Last Wednesday, the Federal Reserve dropped its benchmark
interest rate by 25 basis points to 4.5 percent citing ongoing weakness in the
housing sector. As expected, the stock market rallied and the Dow Jones
Industrial Average went up 137 points. Unfortunately, Bernanke's "low
interest" stardust wasn't enough to buoy the markets through the rest of
the week.
On Thursday, the
hammer fell. The Dow plunged 362 points in one afternoon on increasing fears of
inflation, a slowdown in consumer spending, a steadily weakening dollar and
persistent problems in the credit markets. By day's end, the Fed was forced to
dump another $41 billion into the banking system to forestall a major
breakdown. This is the most money the Fed has pumped into the financial system
since 9/11/2001 and it shows how dire the situation really is.
Why do the banks
need such a huge infusion of credit if they are as "rock solid" as
Bernanke says?
As most people now
realize, the mortgage industry is on life-support. Many of the ways that the
banks were generating profits have vanished overnight. The
"securitization" of debt (mortgages, car loans, credit card debt etc)
has ground to a halt. What had been a booming multi-billion dollar per-year
business is now a dwindling part of the banks' revenues.

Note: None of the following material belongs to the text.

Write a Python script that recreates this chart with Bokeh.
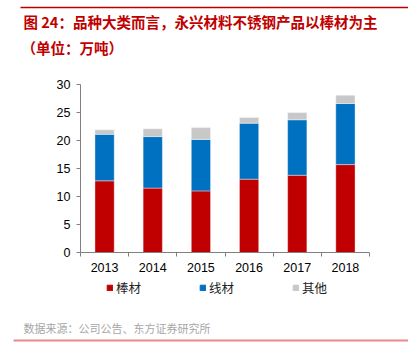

Investors are steering
clear of anything even remotely associated to real estate.
Additionally, the
banks are holding an estimated $200 billion in mortgage-backed securities and
derivatives for which there is currently no market. This is compounded by $350
billion in "off balance sheets" operations -- which are
collateralized with dodgy long-term mortgage-backed securities -- that provide
funding for "short-term" asset-backed commercial paper. ASCP has
shriveled by $275 billion in the last 10 weeks leaving the banks with
gargantuan liabilities. Bernanke was forced to add $41 billion to keep the
banking system from slipping beneath the waves. But that's just a short-term
fix. In the long run, the Fed has less chance of stopping the market from
correcting than it does of stopping a runaway truck by standing in its path.
Besides, the Fed cannot purchase the banks' bad investments (CDOs, MBSs, or CP)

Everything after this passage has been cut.